Exactly and only the lines from the one containing "Output the Python" through the one containing "ax.yaxis.set_label_coords(-0.098, 0.46)" belong in your copy. Pictures do not.

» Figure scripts
┄┄┄┄┄┄┄┄┄┄┄┄┄┄┄┄┄┄┄┄

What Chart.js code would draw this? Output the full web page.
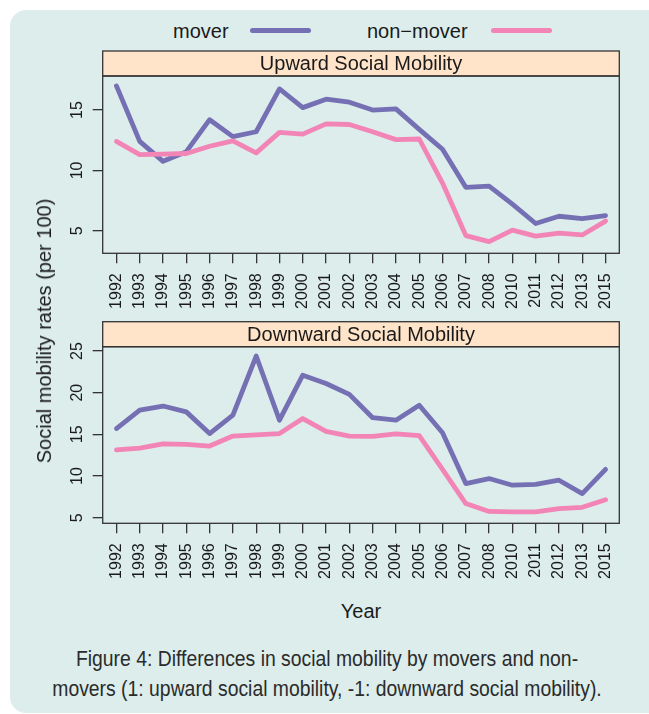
<!DOCTYPE html>
<html>
<head>
<meta charset="utf-8">
<script src="https://cdn.jsdelivr.net/npm/chart.js@4"></script>
<style>
  html, body { margin: 0; padding: 0; background: #fff; }
  body { width: 649px; height: 714px; overflow: hidden; position: relative; font-family: "Liberation Sans", Arial, sans-serif; color: #1a1a1a; }
  .frame { position: absolute; left: 10px; top: 10px; width: 680px; height: 703px; border-radius: 16px; background: #dcedec; }
  canvas { position: absolute; left: 0; }
  .txt { position: absolute; white-space: nowrap; font-size: 20px; line-height: 20px; }
  .key { position: absolute; height: 5px; border-radius: 3px; top: 28px; }
  .caption { position: absolute; left: 0; width: 654px; text-align: center; font-family: "Liberation Sans Narrow", "Liberation Sans", sans-serif; font-size: 22px; line-height: 30px; color: #2b2b2b; top: 644px; transform: scaleX(0.88); transform-origin: 327px 0; }
</style>
</head>
<body>
<div class="frame"></div>

<!-- legend -->
<div class="txt" style="left:173px; top:21px;">mover</div>
<div class="key" style="left:250px; width:61px; background:#7570b3;"></div>
<div class="txt" style="left:367px; top:21px;">non&minus;mover</div>
<div class="key" style="left:491px; width:61px; background:#f285b5;"></div>

<canvas id="upChart" style="top:0px"></canvas>
<canvas id="downChart" style="top:300px"></canvas>

<div class="txt" style="left:44px; top:331px; transform: translate(-50%,-50%) rotate(-90deg);">Social mobility rates (per 100)</div>
<div class="txt" style="left:361px; top:611px; transform: translate(-50%,-50%);">Year</div>

<div class="caption">Figure 4: Differences in social mobility by movers and non-<br>movers (1: upward social mobility, -1: downward social mobility).</div>

<script>
// --- data ---
const years = ["1992","1993","1994","1995","1996","1997","1998","1999","2000","2001","2002",
               "2003","2004","2005","2006","2007","2008","2010","2011","2012","2013","2015"];

const upMover    = [17.0, 12.4, 10.75, 11.55, 14.2, 12.8, 13.2, 16.75, 15.2, 15.9, 15.65,
                    15.0, 15.1, 13.4, 11.75, 8.6, 8.7, 7.2, 5.6, 6.2, 6.0, 6.25];
const upNonMover = [12.4, 11.3, 11.35, 11.4, 12.0, 12.45, 11.45, 13.15, 13.0, 13.85, 13.8,
                    13.2, 12.55, 12.6, 8.95, 4.6, 4.1, 5.05, 4.55, 4.8, 4.65, 5.8];

const downMover    = [15.7, 17.9, 18.4, 17.7, 15.1, 17.3, 24.4, 16.7, 22.1, 21.1, 19.8,
                      17.0, 16.7, 18.5, 15.2, 9.1, 9.7, 8.9, 9.0, 9.5, 7.9, 10.8];
const downNonMover = [13.15, 13.35, 13.85, 13.8, 13.6, 14.8, 14.95, 15.1, 16.9, 15.35, 14.8,
                      14.75, 15.05, 14.85, 10.8, 6.7, 5.75, 5.7, 5.7, 6.1, 6.25, 7.15];

const upTicks = [5, 10, 15];
const downTicks = [5, 10, 15, 20, 25];

const MOVER_COL = "#7570b3";
const NONMOVER_COL = "#f285b5";
const INK = "#1a1a1a";
const FONT = "'Liberation Sans', Arial, sans-serif";

// --- strip + box round each panel (lattice style), rotated y labels ---
const panelFrame = {
  id: "panelFrame",
  afterDatasetsDraw(chart, args, opts) {
    const { ctx, chartArea: a } = chart;
    const h = 25;
    ctx.save();
    ctx.fillStyle = "#ffe4ca";
    ctx.fillRect(a.left, a.top - h, a.right - a.left, h);
    ctx.strokeStyle = "#333";
    ctx.lineWidth = 1.3;
    ctx.strokeRect(a.left, a.top - h, a.right - a.left, h);
    ctx.strokeRect(a.left, a.top, a.right - a.left, a.bottom - a.top);
    ctx.fillStyle = INK;
    ctx.font = "20px " + FONT;
    ctx.textAlign = "center";
    ctx.textBaseline = "middle";
    ctx.fillText(opts.text, (a.left + a.right) / 2, a.top - h / 2 + 1);

    // y tick labels, reading bottom-to-top like R's las=0
    const y = chart.scales.y;
    ctx.font = "16px " + FONT;
    y.ticks.forEach(t => {
      ctx.save();
      ctx.translate(76.5, y.getPixelForValue(t.value));
      ctx.rotate(-Math.PI / 2);
      ctx.fillText(String(t.value), 0, 1);
      ctx.restore();
    });
    ctx.restore();
  }
};

function series(vals) {
  return vals.map((v, i) => ({ x: i, y: v }));
}

function makePanel(id, height, title, mover, nonMover, yTicks, yMin, yMax, topPad, xHeight) {
  const el = document.getElementById(id);
  el.width = 649; el.height = height;
  el.style.width = "649px"; el.style.height = height + "px";

  return new Chart(el.getContext("2d"), {
    type: "line",
    data: {
      datasets: [
        { label: "mover", data: series(mover), borderColor: MOVER_COL, order: 1 },
        { label: "non-mover", data: series(nonMover), borderColor: NONMOVER_COL, order: 0 }
      ]
    },
    options: {
      responsive: false,
      animation: false,
      layout: { padding: { left: 0, right: 29.7, top: topPad, bottom: 0 } },
      elements: {
        line: { borderWidth: 4.8, tension: 0, borderCapStyle: "round", borderJoinStyle: "round" },
        point: { radius: 0 }
      },
      plugins: {
        legend: { display: false },
        tooltip: { enabled: false },
        panelFrame: { text: title }
      },
      scales: {
        x: {
          type: "linear",
          min: -0.59, max: years.length - 1 + 0.59,
          afterBuildTicks: s => { s.ticks = years.map((_, i) => ({ value: i })); },
          afterFit: s => { s.height = xHeight; },
          grid: { drawOnChartArea: false, tickLength: 10, color: "#333", lineWidth: 1.3 },
          border: { display: false },
          ticks: {
            autoSkip: false, minRotation: 90, maxRotation: 90, padding: 10,
            color: INK, font: { family: FONT, size: 16 },
            callback: v => years[v]
          }
        },
        y: {
          min: yMin, max: yMax,
          afterBuildTicks: s => { s.ticks = yTicks.map(v => ({ value: v })); },
          afterFit: s => { s.width = 102.7; },
          grid: { drawOnChartArea: false, tickLength: 10, color: "#333", lineWidth: 1.3 },
          border: { display: false },
          ticks: { display: false }
        }
      }
    },
    plugins: [panelFrame]
  });
}

// top panel: plot area 76 .. 253.3 on page
makePanel("upChart", 320, "Upward Social Mobility", upMover, upNonMover, upTicks, 3.13, 17.82, 76, 66.7);
// bottom panel: canvas starts at 300, plot area 346.7 .. 523.3 on page
makePanel("downChart", 300, "Downward Social Mobility", downMover, downNonMover, downTicks, 4.33, 25.52, 46.7, 76.7);
</script>
</body>
</html>
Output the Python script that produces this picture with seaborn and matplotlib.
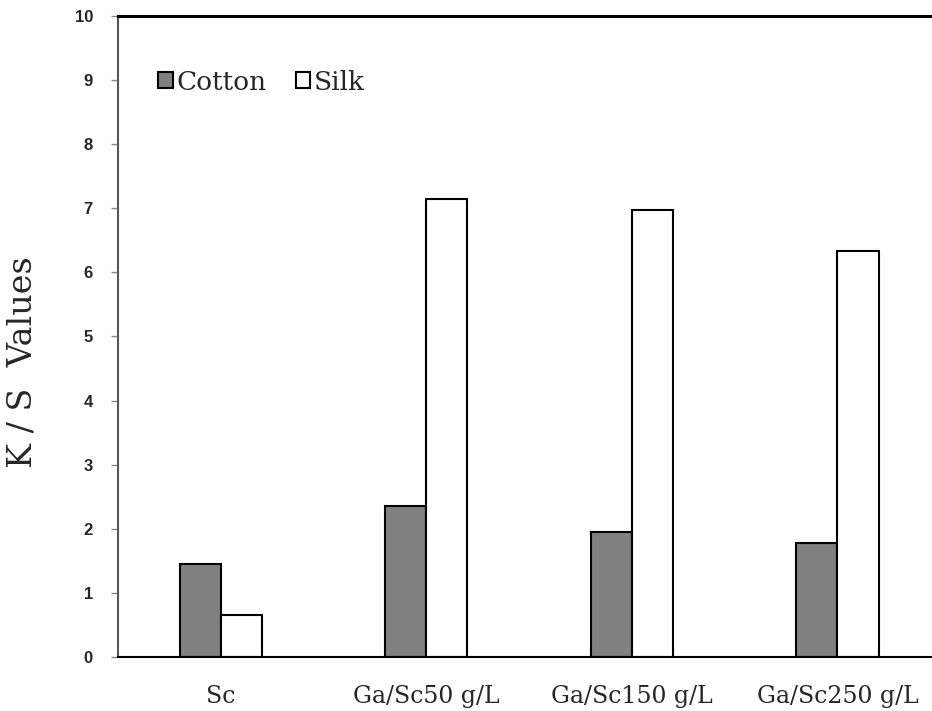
import matplotlib
matplotlib.use("Agg")
import matplotlib.pyplot as plt
import seaborn as sns
import pandas as pd

# values
categories = ["Sc", "Ga/Sc50 g/L", "Ga/Sc150 g/L", "Ga/Sc250 g/L"]
cotton = [1.45, 2.35, 1.95, 1.78]
silk = [0.65, 7.15, 6.97, 6.33]
y_ticks = list(range(0, 11))

df = pd.DataFrame({
    "Treatment": categories * 2,
    "Fabric": ["Cotton"] * len(categories) + ["Silk"] * len(categories),
    "KS": cotton + silk,
})

sns.set_style("white")
fig = plt.figure(figsize=(9.32, 7.11), dpi=100)
ax = fig.add_axes([118 / 932, 1 - 657 / 711, 1 - 118 / 932, (657 - 16) / 711])

sns.barplot(data=df, x="Treatment", y="KS", hue="Fabric",
            palette={"Cotton": "#808080", "Silk": "#ffffff"},
            width=0.4, edgecolor="black", linewidth=1.5, ax=ax)

ax.set_xlim(-0.5, 3.46)
ax.set_ylim(0, 10)
ax.set_yticks(y_ticks)
ax.set_yticklabels([str(t) for t in y_ticks], fontsize=12, fontweight="bold",
                   family="Liberation Sans")
ax.set_xticks(range(len(categories)))
ax.set_xticklabels(categories, fontsize=17, family="DejaVu Serif")
ax.tick_params(axis="y", left=True, length=5, width=1, color="#888888", pad=13)
ax.tick_params(axis="x", bottom=False, length=0, pad=20)

ax.set_xlabel("")
ax.set_ylabel("K / S  Values", fontsize=24, family="DejaVu Serif")
ax.yaxis.set_label_coords(-0.098, 0.46)

for side in ["top", "bottom"]:
    ax.spines[side].set_color("black")
ax.spines["top"].set_linewidth(2.2)
ax.spines["bottom"].set_linewidth(1.5)
ax.spines["left"].set_color("#555555")
ax.spines["left"].set_linewidth(1.5)
ax.spines["right"].set_visible(False)

ax.legend_.remove()
handles, labels = ax.get_legend_handles_labels()
fig.legend(handles, labels, loc="center left",
           bbox_to_anchor=(158 / 932, 1 - 82 / 711), bbox_transform=fig.transFigure,
           ncol=2, frameon=False, borderpad=0, borderaxespad=0,
           handlelength=0.55, handleheight=0.55, handletextpad=0.15,
           columnspacing=1.1, prop={"family": "DejaVu Serif", "size": 19})

fig.savefig("out.png", dpi=100)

┄┄┄┄┄┄┄┄┄┄┄┄┄┄┄┄┄┄┄┄

» Solution
Output the Python script that produces this picture with seaborn and matplotlib.
import matplotlib
matplotlib.use("Agg")
import matplotlib.pyplot as plt
import seaborn as sns
import pandas as pd

# values
categories = ["Sc", "Ga/Sc50 g/L", "Ga/Sc150 g/L", "Ga/Sc250 g/L"]
cotton = [1.45, 2.35, 1.95, 1.78]
silk = [0.65, 7.15, 6.97, 6.33]
y_ticks = list(range(0, 11))

df = pd.DataFrame({
    "Treatment": categories * 2,
    "Fabric": ["Cotton"] * len(categories) + ["Silk"] * len(categories),
    "KS": cotton + silk,
})

sns.set_style("white")
fig = plt.figure(figsize=(9.32, 7.11), dpi=100)
ax = fig.add_axes([118 / 932, 1 - 657 / 711, 1 - 118 / 932, (657 - 16) / 711])

sns.barplot(data=df, x="Treatment", y="KS", hue="Fabric",
            palette={"Cotton": "#808080", "Silk": "#ffffff"},
            width=0.4, edgecolor="black", linewidth=1.5, ax=ax)

ax.set_xlim(-0.5, 3.46)
ax.set_ylim(0, 10)
ax.set_yticks(y_ticks)
ax.set_yticklabels([str(t) for t in y_ticks], fontsize=12, fontweight="bold",
                   family="Liberation Sans")
ax.set_xticks(range(len(categories)))
ax.set_xticklabels(categories, fontsize=17, family="DejaVu Serif")
ax.tick_params(axis="y", left=True, length=5, width=1, color="#888888", pad=13)
ax.tick_params(axis="x", bottom=False, length=0, pad=20)

ax.set_xlabel("")
ax.set_ylabel("K / S  Values", fontsize=24, family="DejaVu Serif")
ax.yaxis.set_label_coords(-0.098, 0.46)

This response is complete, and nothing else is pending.